C’è un’epidemia di quelle che ti succhiano via la vita, di quelle capaci di lasciare al mondo solo dei bambini se è vero che non si diventa adulti semplicemente quando a morire sono i tuoi genitori.
In una Sicilia proiettata in un 2020 desertico, l’umanità è in via d’estinzione perché la “Rossa” macchia a morte chi si trascina gli ormoni della maturità. Anna, la protagonista-bambina del romanzo, è dunque votata alla sopravvivenza insieme al fratellino Astor, l’amico Pietro e un cane di nome Coccolone. L’imperativo è quello del “bisogna farcela” in qualsiasi luogo e condizione, perché fermarsi è concesso solo a chi sale, non a chi scende. È un viaggio pieno di avventure quello di Anna che oltre ad avere il compito di insegnare la lettura al fratello e di salvarlo quando verrà rapito dai “bambini blu”, cerca disperatamente di uscire dalla Sicilia perché forse, oltre l’isola, c’è una cura.

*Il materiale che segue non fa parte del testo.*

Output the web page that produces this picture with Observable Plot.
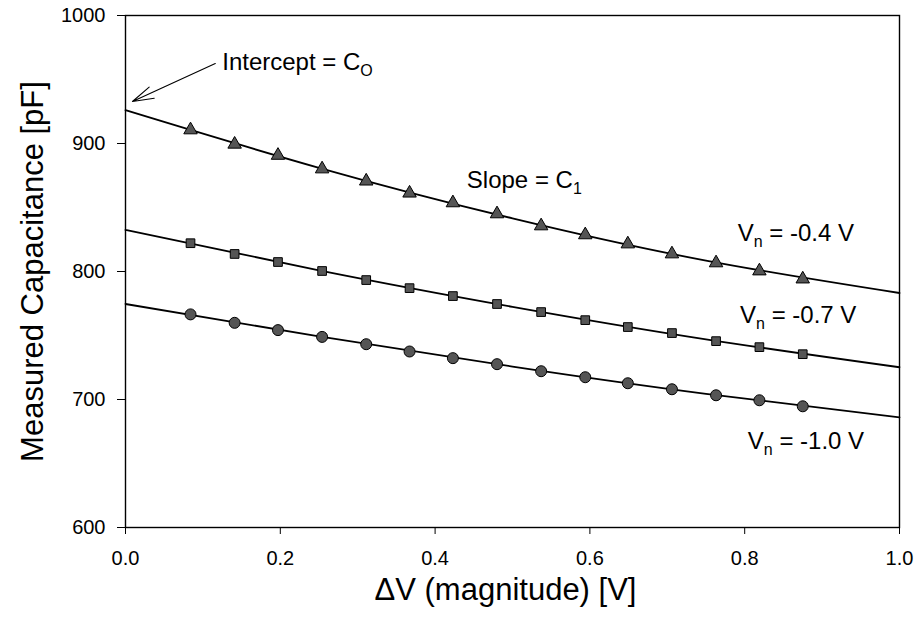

Scritto con l’arte visionaria propria di chi abbandona la normalità perché sa troppo di presente, Anna è un romanzo che romba da solo perché nelle inconsapevolezze dei bambini si annidano e si sciolgono naturalmente i problemi etici dell’esistenza. Case abbandonate o bruciate, autostrade, gruppi di ragazzini che si comandano a vicenda, animali randagi e incattiviti, la pesca pericolosa di un polipo e una traversata in mare sono gli elementi essenziali di questa distopica e curiosa narrazione. E non viene da storcere il naso quando ad un certo punto c’è un rave-party della speranza, celebrato in una Spa defunta, dove due bambini capibanda hanno fatto credere che ci si può salvare dalla “Rossa” prima di entrare nell’adolescenza. Né ci coglie totalmente impreparati quel lungo e affollato pellegrinaggio di piccoli cuori che, idioti e completamente abnegati da una credenza-Ikea, corrono per celebrare e bere il sangue (o ingoiare le ceneri) di una finta santa tutta particolare inventata per l’occasione e chiamata la Picciriddona nella speranza di raggiungere l’immunità dall’epidemia.
Quello che leggiamo è l’ultimo libro di Ammaniti, scrittore pop che ci ha abituato ai tentacoli di immagini vivide, forti, quasi si tratti di un fumetto dai ritmi accelerati.
Particolarmente significative sono le pagine nelle quali si costruisce il legame tra Anna ed Astor, nel reciproco tentativo di correggersi per restare a galla, perché nessuno si salva da solo. Sulla scia di altri suoi romanzi precedenti come “Io e te” o “Io non ho paura”, questa storia non vuole essere un romanzo di formazione alla Golding o alla Dickens (sebbene ci siano delle somiglianze) quanto piuttosto un continuo alternarsi di squarci spasmodici tra visioni apocalittiche e diaboliche, e riflessioni sulla vita e sulla morte. Sopra tutto, la certezza che, in maniera forse un po’ prevedibile, alle volte essere un fratello è ancora meglio che essere un supereroe.